WHAT IS NEEDED
Line by line, repeat the data below exactly, beginning at the first line and ending at the line with "d3.select('#canvas').attr('width', width).attr('height', height)". Omit pictures.

━━━━

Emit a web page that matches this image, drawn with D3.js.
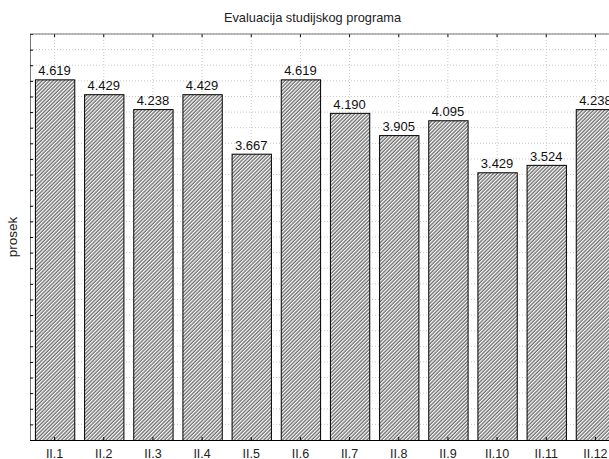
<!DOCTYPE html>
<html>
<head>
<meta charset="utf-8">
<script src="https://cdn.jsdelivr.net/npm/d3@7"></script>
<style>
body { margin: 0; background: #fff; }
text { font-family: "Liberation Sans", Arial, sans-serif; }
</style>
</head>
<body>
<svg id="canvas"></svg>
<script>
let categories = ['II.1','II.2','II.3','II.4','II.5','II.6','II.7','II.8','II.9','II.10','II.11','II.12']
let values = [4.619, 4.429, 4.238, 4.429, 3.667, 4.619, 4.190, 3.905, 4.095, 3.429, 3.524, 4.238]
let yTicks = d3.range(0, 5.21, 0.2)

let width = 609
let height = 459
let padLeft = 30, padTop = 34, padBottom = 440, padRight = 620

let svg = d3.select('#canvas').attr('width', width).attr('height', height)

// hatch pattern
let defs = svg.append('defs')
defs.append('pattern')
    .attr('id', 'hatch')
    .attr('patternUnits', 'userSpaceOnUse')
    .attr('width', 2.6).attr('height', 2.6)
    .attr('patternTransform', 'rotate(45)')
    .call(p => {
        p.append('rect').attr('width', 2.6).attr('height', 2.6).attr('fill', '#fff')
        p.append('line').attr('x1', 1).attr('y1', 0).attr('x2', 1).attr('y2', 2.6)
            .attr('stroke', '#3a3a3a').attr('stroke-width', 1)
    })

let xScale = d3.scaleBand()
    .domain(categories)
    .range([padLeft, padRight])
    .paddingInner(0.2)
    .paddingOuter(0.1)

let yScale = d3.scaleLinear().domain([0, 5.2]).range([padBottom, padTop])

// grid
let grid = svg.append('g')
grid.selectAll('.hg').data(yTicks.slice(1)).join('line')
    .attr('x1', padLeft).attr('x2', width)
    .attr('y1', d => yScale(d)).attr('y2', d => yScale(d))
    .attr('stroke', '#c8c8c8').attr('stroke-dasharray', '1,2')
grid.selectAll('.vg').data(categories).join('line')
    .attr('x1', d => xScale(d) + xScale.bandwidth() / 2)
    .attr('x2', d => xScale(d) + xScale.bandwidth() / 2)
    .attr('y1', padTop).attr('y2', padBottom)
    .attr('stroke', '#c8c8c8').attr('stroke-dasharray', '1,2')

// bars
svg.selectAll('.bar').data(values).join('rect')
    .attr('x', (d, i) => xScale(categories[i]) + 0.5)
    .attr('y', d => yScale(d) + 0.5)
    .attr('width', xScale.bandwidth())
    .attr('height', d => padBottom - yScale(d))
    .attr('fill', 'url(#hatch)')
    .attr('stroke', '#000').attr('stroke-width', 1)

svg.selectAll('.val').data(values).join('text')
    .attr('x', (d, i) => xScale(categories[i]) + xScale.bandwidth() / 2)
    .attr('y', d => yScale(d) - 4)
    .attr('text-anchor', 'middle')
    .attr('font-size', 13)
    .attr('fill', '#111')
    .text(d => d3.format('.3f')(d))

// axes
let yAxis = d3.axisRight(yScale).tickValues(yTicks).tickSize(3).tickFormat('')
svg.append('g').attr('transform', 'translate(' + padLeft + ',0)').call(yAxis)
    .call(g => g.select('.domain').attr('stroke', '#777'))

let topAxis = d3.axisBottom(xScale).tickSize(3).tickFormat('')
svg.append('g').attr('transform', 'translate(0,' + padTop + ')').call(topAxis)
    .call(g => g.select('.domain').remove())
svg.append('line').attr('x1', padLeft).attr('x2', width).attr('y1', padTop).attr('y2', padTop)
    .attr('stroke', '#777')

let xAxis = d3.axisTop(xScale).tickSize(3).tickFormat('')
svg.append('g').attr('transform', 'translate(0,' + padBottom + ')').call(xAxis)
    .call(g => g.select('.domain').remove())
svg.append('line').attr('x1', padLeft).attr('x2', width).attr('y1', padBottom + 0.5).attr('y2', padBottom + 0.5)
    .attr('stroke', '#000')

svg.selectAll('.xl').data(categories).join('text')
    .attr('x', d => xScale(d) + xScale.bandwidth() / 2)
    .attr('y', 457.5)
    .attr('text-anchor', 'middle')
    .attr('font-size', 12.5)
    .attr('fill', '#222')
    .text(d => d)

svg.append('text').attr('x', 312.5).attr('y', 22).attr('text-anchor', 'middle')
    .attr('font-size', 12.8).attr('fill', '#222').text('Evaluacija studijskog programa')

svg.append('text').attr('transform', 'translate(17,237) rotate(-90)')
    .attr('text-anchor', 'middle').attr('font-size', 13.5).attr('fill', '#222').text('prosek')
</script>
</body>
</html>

━━━━

FINAL ANSWER
Emit a web page that matches this image, drawn with D3.js.
<!DOCTYPE html>
<html>
<head>
<meta charset="utf-8">
<script src="https://cdn.jsdelivr.net/npm/d3@7"></script>
<style>
body { margin: 0; background: #fff; }
text { font-family: "Liberation Sans", Arial, sans-serif; }
</style>
</head>
<body>
<svg id="canvas"></svg>
<script>
let categories = ['II.1','II.2','II.3','II.4','II.5','II.6','II.7','II.8','II.9','II.10','II.11','II.12']
let values = [4.619, 4.429, 4.238, 4.429, 3.667, 4.619, 4.190, 3.905, 4.095, 3.429, 3.524, 4.238]
let yTicks = d3.range(0, 5.21, 0.2)

let width = 609
let height = 459
let padLeft = 30, padTop = 34, padBottom = 440, padRight = 620

let svg = d3.select('#canvas').attr('width', width).attr('height', height)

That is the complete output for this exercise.